(Your task) Leaving out every picture, retype the lines below from the top through the one that contains "tick_font = dict(family='Liberation".

(Data block)
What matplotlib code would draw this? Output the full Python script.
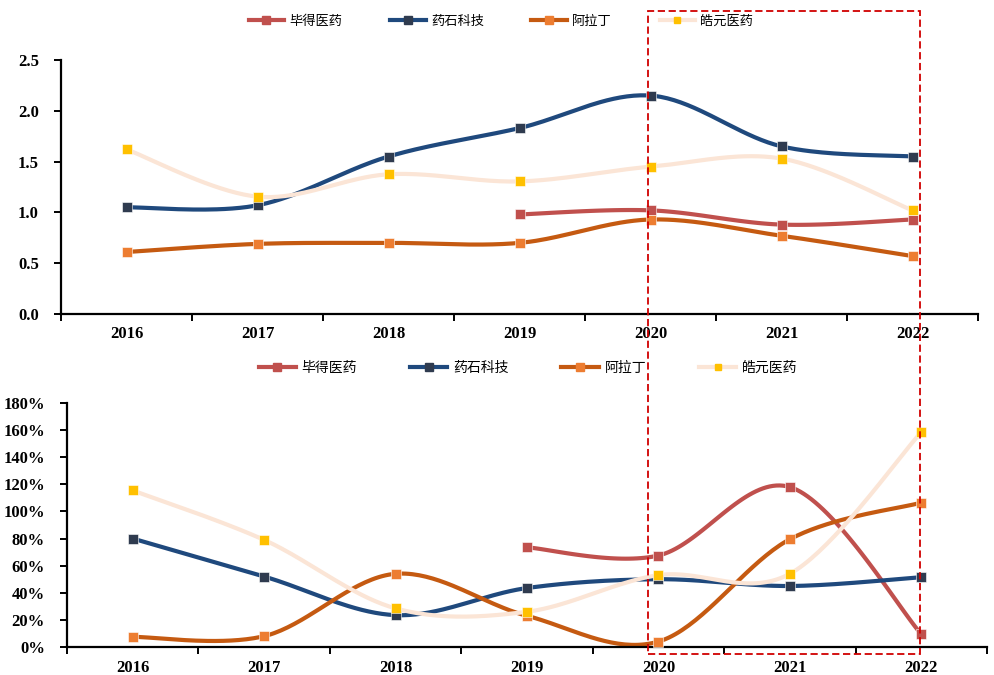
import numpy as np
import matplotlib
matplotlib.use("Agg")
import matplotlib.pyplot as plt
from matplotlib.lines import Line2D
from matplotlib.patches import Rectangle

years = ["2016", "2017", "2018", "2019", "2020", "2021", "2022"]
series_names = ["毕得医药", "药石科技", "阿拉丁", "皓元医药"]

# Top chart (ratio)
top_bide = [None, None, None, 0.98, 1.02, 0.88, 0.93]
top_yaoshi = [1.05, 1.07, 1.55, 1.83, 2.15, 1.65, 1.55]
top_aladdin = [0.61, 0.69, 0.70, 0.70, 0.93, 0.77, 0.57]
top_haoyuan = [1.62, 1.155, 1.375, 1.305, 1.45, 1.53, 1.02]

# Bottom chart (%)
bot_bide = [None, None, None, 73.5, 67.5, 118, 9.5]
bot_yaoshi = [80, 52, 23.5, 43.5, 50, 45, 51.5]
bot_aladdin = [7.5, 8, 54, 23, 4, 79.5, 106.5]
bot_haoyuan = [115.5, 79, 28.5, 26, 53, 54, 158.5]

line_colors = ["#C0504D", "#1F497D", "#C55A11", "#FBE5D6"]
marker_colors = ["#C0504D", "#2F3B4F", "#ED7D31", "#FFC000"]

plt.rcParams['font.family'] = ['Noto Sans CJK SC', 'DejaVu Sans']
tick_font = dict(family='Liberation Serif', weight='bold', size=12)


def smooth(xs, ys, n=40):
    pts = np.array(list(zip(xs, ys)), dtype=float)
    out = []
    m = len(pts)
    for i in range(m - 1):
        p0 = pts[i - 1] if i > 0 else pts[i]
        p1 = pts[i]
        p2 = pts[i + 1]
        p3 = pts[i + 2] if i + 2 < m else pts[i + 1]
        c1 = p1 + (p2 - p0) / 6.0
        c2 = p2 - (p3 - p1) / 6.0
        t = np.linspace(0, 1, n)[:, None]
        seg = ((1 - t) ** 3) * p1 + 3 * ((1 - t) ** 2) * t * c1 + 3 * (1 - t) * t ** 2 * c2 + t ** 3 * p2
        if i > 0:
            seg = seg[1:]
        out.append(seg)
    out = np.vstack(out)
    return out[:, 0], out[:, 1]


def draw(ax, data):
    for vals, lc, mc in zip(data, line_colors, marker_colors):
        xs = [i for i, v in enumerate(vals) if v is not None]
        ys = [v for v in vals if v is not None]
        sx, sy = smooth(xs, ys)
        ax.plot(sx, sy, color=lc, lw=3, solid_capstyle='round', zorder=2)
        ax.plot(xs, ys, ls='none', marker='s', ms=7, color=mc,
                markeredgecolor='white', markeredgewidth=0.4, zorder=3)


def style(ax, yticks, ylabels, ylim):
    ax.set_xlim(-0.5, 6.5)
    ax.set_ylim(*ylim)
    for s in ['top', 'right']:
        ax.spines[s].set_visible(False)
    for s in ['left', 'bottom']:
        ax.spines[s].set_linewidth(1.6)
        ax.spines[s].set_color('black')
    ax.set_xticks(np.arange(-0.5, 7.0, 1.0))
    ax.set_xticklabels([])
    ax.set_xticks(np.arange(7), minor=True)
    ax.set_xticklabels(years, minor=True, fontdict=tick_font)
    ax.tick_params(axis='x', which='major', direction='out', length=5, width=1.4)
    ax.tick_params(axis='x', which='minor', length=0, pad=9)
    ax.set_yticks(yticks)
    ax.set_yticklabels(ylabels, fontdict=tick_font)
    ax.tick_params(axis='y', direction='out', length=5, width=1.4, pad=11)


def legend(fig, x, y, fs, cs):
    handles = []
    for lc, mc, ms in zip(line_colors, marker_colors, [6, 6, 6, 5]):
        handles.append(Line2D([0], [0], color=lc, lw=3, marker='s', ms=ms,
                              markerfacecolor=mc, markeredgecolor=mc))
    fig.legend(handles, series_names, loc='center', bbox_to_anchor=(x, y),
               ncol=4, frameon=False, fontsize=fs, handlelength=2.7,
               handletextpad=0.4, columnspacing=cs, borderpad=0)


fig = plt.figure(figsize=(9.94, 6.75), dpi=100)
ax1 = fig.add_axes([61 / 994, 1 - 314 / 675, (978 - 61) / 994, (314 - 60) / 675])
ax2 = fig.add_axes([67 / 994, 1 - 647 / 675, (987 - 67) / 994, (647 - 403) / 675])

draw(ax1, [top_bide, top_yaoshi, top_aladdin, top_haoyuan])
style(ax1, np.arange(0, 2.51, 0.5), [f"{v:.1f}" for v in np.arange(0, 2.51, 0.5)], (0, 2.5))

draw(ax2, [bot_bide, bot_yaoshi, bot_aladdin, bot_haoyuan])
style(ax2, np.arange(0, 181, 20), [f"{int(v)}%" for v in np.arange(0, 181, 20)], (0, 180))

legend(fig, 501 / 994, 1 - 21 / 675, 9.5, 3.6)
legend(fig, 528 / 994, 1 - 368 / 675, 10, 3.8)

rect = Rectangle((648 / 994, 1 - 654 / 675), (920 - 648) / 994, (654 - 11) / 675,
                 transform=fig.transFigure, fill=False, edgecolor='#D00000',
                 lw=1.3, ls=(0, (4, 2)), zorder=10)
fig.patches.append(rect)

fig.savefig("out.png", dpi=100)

(Response to this task)
What matplotlib code would draw this? Output the full Python script.
import numpy as np
import matplotlib
matplotlib.use("Agg")
import matplotlib.pyplot as plt
from matplotlib.lines import Line2D
from matplotlib.patches import Rectangle

years = ["2016", "2017", "2018", "2019", "2020", "2021", "2022"]
series_names = ["毕得医药", "药石科技", "阿拉丁", "皓元医药"]

# Top chart (ratio)
top_bide = [None, None, None, 0.98, 1.02, 0.88, 0.93]
top_yaoshi = [1.05, 1.07, 1.55, 1.83, 2.15, 1.65, 1.55]
top_aladdin = [0.61, 0.69, 0.70, 0.70, 0.93, 0.77, 0.57]
top_haoyuan = [1.62, 1.155, 1.375, 1.305, 1.45, 1.53, 1.02]

# Bottom chart (%)
bot_bide = [None, None, None, 73.5, 67.5, 118, 9.5]
bot_yaoshi = [80, 52, 23.5, 43.5, 50, 45, 51.5]
bot_aladdin = [7.5, 8, 54, 23, 4, 79.5, 106.5]
bot_haoyuan = [115.5, 79, 28.5, 26, 53, 54, 158.5]

line_colors = ["#C0504D", "#1F497D", "#C55A11", "#FBE5D6"]
marker_colors = ["#C0504D", "#2F3B4F", "#ED7D31", "#FFC000"]

plt.rcParams['font.family'] = ['Noto Sans CJK SC', 'DejaVu Sans']
tick_font = dict(family='Liberation Serif', weight='bold', size=12)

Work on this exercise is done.